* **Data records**
BEGIN

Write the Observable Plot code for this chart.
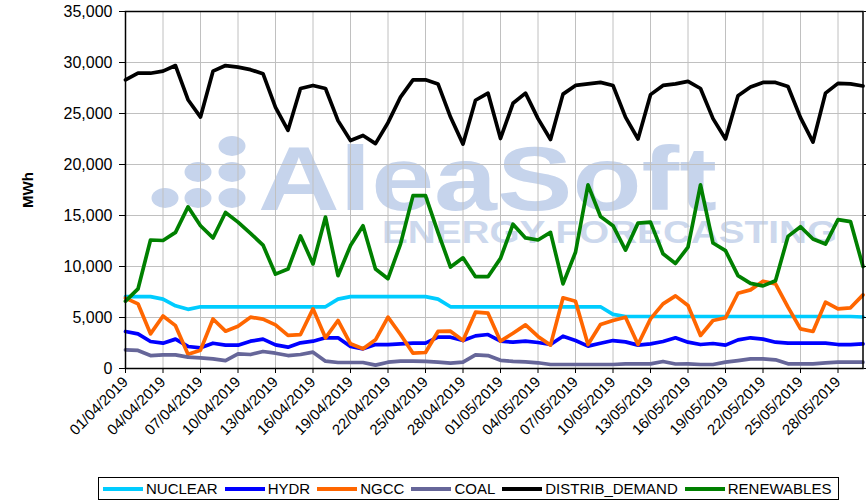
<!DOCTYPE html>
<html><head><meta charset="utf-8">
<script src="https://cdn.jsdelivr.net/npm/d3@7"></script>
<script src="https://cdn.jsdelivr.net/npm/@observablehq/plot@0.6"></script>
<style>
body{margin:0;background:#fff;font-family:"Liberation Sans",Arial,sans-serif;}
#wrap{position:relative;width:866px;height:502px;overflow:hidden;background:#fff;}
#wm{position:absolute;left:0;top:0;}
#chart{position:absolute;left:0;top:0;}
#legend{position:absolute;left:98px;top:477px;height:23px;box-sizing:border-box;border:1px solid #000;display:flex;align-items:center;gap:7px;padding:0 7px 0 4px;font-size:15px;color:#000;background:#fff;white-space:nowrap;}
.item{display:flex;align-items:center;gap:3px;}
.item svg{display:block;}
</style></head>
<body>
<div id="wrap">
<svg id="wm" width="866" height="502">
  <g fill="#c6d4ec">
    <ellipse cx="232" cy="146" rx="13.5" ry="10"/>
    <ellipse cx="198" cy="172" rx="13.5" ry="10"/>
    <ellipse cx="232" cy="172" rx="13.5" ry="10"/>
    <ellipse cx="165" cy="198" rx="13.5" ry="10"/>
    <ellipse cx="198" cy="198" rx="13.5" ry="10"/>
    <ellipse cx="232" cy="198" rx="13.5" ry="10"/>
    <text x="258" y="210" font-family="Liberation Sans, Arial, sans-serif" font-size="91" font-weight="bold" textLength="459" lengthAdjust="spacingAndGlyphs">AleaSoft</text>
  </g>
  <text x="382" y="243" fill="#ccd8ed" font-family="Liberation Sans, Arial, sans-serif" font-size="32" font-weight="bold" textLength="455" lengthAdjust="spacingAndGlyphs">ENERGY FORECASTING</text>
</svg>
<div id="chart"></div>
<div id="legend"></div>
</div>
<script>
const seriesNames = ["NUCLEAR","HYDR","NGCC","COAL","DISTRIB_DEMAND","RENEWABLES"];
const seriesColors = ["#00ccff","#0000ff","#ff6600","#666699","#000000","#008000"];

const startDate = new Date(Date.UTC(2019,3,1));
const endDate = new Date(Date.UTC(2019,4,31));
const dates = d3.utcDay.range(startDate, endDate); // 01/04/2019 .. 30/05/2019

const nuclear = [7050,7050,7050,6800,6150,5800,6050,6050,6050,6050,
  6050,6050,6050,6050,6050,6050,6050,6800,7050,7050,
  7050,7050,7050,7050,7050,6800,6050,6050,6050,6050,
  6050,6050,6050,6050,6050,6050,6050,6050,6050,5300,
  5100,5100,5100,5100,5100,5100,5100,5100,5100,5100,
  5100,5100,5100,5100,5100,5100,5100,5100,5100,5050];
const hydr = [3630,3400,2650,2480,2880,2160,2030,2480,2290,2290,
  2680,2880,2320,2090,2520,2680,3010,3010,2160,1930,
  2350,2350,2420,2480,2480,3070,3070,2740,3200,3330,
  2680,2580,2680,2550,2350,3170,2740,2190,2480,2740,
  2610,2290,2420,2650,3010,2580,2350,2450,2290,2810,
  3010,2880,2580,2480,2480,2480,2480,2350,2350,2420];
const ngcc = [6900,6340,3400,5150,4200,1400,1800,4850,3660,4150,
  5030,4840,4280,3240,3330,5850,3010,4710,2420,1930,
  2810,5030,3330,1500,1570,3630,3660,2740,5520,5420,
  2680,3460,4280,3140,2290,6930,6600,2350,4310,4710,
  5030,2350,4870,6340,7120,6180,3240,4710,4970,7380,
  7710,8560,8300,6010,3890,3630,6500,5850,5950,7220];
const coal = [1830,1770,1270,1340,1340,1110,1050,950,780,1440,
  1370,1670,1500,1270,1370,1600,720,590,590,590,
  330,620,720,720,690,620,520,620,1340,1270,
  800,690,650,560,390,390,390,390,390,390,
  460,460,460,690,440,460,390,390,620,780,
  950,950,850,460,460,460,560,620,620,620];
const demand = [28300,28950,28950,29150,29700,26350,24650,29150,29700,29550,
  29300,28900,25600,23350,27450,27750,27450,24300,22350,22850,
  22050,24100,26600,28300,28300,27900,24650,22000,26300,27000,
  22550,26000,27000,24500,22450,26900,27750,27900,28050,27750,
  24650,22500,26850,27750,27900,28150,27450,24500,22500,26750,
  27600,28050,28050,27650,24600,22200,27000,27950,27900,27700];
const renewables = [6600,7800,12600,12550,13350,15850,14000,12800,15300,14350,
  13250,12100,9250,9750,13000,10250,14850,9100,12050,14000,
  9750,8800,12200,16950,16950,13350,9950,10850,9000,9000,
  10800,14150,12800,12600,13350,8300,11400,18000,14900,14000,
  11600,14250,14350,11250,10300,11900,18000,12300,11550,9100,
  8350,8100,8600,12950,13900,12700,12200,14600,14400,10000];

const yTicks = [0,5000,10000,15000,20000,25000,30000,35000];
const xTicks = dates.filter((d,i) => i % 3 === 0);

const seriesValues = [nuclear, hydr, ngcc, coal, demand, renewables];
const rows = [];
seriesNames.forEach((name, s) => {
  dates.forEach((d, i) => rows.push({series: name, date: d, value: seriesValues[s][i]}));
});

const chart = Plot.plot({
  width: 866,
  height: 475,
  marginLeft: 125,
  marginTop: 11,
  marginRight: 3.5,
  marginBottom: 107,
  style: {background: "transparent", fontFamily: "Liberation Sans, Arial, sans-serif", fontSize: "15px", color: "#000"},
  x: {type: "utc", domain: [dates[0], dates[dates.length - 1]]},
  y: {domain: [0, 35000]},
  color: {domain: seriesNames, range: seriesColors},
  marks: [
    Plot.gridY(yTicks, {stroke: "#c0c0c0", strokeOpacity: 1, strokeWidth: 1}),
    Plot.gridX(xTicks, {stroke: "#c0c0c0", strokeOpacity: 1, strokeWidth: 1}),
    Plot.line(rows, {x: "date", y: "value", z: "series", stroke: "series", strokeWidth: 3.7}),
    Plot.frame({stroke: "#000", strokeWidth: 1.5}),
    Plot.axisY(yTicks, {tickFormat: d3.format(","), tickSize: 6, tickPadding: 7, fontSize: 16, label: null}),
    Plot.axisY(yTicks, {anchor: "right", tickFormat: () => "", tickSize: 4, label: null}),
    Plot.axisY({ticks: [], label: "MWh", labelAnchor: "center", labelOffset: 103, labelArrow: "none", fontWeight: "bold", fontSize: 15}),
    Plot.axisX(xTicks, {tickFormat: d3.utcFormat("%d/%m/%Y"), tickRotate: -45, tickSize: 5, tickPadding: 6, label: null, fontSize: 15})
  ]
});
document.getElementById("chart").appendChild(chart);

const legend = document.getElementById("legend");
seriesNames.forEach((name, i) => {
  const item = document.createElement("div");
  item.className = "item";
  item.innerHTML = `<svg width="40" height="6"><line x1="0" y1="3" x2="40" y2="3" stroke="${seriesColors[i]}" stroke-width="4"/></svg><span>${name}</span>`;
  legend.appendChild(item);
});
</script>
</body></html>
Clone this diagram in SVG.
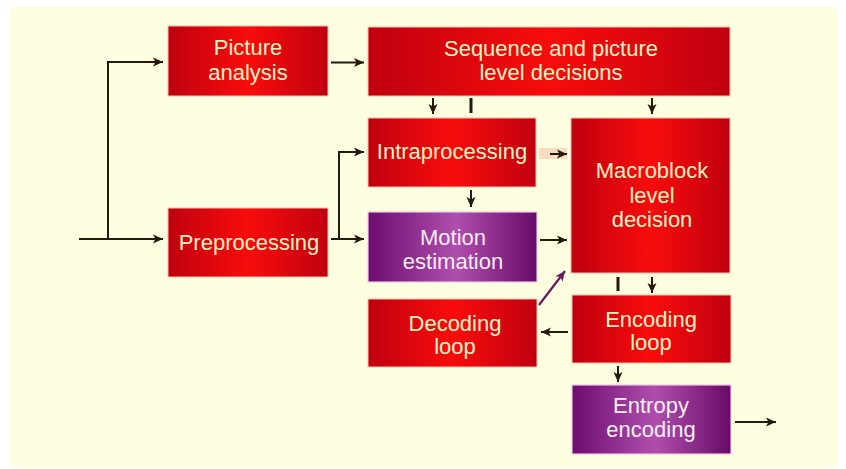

END

* **Goal**
In your copy of the listing above, reproduce each line exactly and omit all pictures.

* **Exercise result**
Write the Observable Plot code for this chart.
<!DOCTYPE html>
<html><head><meta charset="utf-8">
<script src="https://cdn.jsdelivr.net/npm/d3@7"></script>
<script src="https://cdn.jsdelivr.net/npm/@observablehq/plot@0.6"></script>
<style>
body{margin:0;background:#fff;font-family:"Liberation Sans",Arial,sans-serif;}
#wrap{position:relative;width:866px;height:502px;overflow:hidden;background:#fff;}
#wm{position:absolute;left:0;top:0;}
#chart{position:absolute;left:0;top:0;}
#legend{position:absolute;left:98px;top:477px;height:23px;box-sizing:border-box;border:1px solid #000;display:flex;align-items:center;gap:7px;padding:0 7px 0 4px;font-size:15px;color:#000;background:#fff;white-space:nowrap;}
.item{display:flex;align-items:center;gap:3px;}
.item svg{display:block;}
</style></head>
<body>
<div id="wrap">
<svg id="wm" width="866" height="502">
  <g fill="#c6d4ec">
    <ellipse cx="232" cy="146" rx="13.5" ry="10"/>
    <ellipse cx="198" cy="172" rx="13.5" ry="10"/>
    <ellipse cx="232" cy="172" rx="13.5" ry="10"/>
    <ellipse cx="165" cy="198" rx="13.5" ry="10"/>
    <ellipse cx="198" cy="198" rx="13.5" ry="10"/>
    <ellipse cx="232" cy="198" rx="13.5" ry="10"/>
    <text x="258" y="210" font-family="Liberation Sans, Arial, sans-serif" font-size="91" font-weight="bold" textLength="459" lengthAdjust="spacingAndGlyphs">AleaSoft</text>
  </g>
  <text x="382" y="243" fill="#ccd8ed" font-family="Liberation Sans, Arial, sans-serif" font-size="32" font-weight="bold" textLength="455" lengthAdjust="spacingAndGlyphs">ENERGY FORECASTING</text>
</svg>
<div id="chart"></div>
<div id="legend"></div>
</div>
<script>
const seriesNames = ["NUCLEAR","HYDR","NGCC","COAL","DISTRIB_DEMAND","RENEWABLES"];
const seriesColors = ["#00ccff","#0000ff","#ff6600","#666699","#000000","#008000"];

const startDate = new Date(Date.UTC(2019,3,1));
const endDate = new Date(Date.UTC(2019,4,31));
const dates = d3.utcDay.range(startDate, endDate); // 01/04/2019 .. 30/05/2019

const nuclear = [7050,7050,7050,6800,6150,5800,6050,6050,6050,6050,
  6050,6050,6050,6050,6050,6050,6050,6800,7050,7050,
  7050,7050,7050,7050,7050,6800,6050,6050,6050,6050,
  6050,6050,6050,6050,6050,6050,6050,6050,6050,5300,
  5100,5100,5100,5100,5100,5100,5100,5100,5100,5100,
  5100,5100,5100,5100,5100,5100,5100,5100,5100,5050];
const hydr = [3630,3400,2650,2480,2880,2160,2030,2480,2290,2290,
  2680,2880,2320,2090,2520,2680,3010,3010,2160,1930,
  2350,2350,2420,2480,2480,3070,3070,2740,3200,3330,
  2680,2580,2680,2550,2350,3170,2740,2190,2480,2740,
  2610,2290,2420,2650,3010,2580,2350,2450,2290,2810,
  3010,2880,2580,2480,2480,2480,2480,2350,2350,2420];
const ngcc = [6900,6340,3400,5150,4200,1400,1800,4850,3660,4150,
  5030,4840,4280,3240,3330,5850,3010,4710,2420,1930,
  2810,5030,3330,1500,1570,3630,3660,2740,5520,5420,
  2680,3460,4280,3140,2290,6930,6600,2350,4310,4710,
  5030,2350,4870,6340,7120,6180,3240,4710,4970,7380,
  7710,8560,8300,6010,3890,3630,6500,5850,5950,7220];
const coal = [1830,1770,1270,1340,1340,1110,1050,950,780,1440,
  1370,1670,1500,1270,1370,1600,720,590,590,590,
  330,620,720,720,690,620,520,620,1340,1270,
  800,690,650,560,390,390,390,390,390,390,
  460,460,460,690,440,460,390,390,620,780,
  950,950,850,460,460,460,560,620,620,620];
const demand = [28300,28950,28950,29150,29700,26350,24650,29150,29700,29550,
  29300,28900,25600,23350,27450,27750,27450,24300,22350,22850,
  22050,24100,26600,28300,28300,27900,24650,22000,26300,27000,
  22550,26000,27000,24500,22450,26900,27750,27900,28050,27750,
  24650,22500,26850,27750,27900,28150,27450,24500,22500,26750,
  27600,28050,28050,27650,24600,22200,27000,27950,27900,27700];
const renewables = [6600,7800,12600,12550,13350,15850,14000,12800,15300,14350,
  13250,12100,9250,9750,13000,10250,14850,9100,12050,14000,
  9750,8800,12200,16950,16950,13350,9950,10850,9000,9000,
  10800,14150,12800,12600,13350,8300,11400,18000,14900,14000,
  11600,14250,14350,11250,10300,11900,18000,12300,11550,9100,
  8350,8100,8600,12950,13900,12700,12200,14600,14400,10000];

const yTicks = [0,5000,10000,15000,20000,25000,30000,35000];
const xTicks = dates.filter((d,i) => i % 3 === 0);

const seriesValues = [nuclear, hydr, ngcc, coal, demand, renewables];
const rows = [];
seriesNames.forEach((name, s) => {
  dates.forEach((d, i) => rows.push({series: name, date: d, value: seriesValues[s][i]}));
});

const chart = Plot.plot({
  width: 866,
  height: 475,
  marginLeft: 125,
  marginTop: 11,
  marginRight: 3.5,
  marginBottom: 107,
  style: {background: "transparent", fontFamily: "Liberation Sans, Arial, sans-serif", fontSize: "15px", color: "#000"},
  x: {type: "utc", domain: [dates[0], dates[dates.length - 1]]},
  y: {domain: [0, 35000]},
  color: {domain: seriesNames, range: seriesColors},
  marks: [
    Plot.gridY(yTicks, {stroke: "#c0c0c0", strokeOpacity: 1, strokeWidth: 1}),
    Plot.gridX(xTicks, {stroke: "#c0c0c0", strokeOpacity: 1, strokeWidth: 1}),
    Plot.line(rows, {x: "date", y: "value", z: "series", stroke: "series", strokeWidth: 3.7}),
    Plot.frame({stroke: "#000", strokeWidth: 1.5}),
    Plot.axisY(yTicks, {tickFormat: d3.format(","), tickSize: 6, tickPadding: 7, fontSize: 16, label: null}),
    Plot.axisY(yTicks, {anchor: "right", tickFormat: () => "", tickSize: 4, label: null}),
    Plot.axisY({ticks: [], label: "MWh", labelAnchor: "center", labelOffset: 103, labelArrow: "none", fontWeight: "bold", fontSize: 15}),
    Plot.axisX(xTicks, {tickFormat: d3.utcFormat("%d/%m/%Y"), tickRotate: -45, tickSize: 5, tickPadding: 6, label: null, fontSize: 15})
  ]
});
document.getElementById("chart").appendChild(chart);

const legend = document.getElementById("legend");
seriesNames.forEach((name, i) => {
  const item = document.createElement("div");
  item.className = "item";
  item.innerHTML = `<svg width="40" height="6"><line x1="0" y1="3" x2="40" y2="3" stroke="${seriesColors[i]}" stroke-width="4"/></svg><span>${name}</span>`;
  legend.appendChild(item);
});
</script>
</body></html>
Clone this diagram in SVG.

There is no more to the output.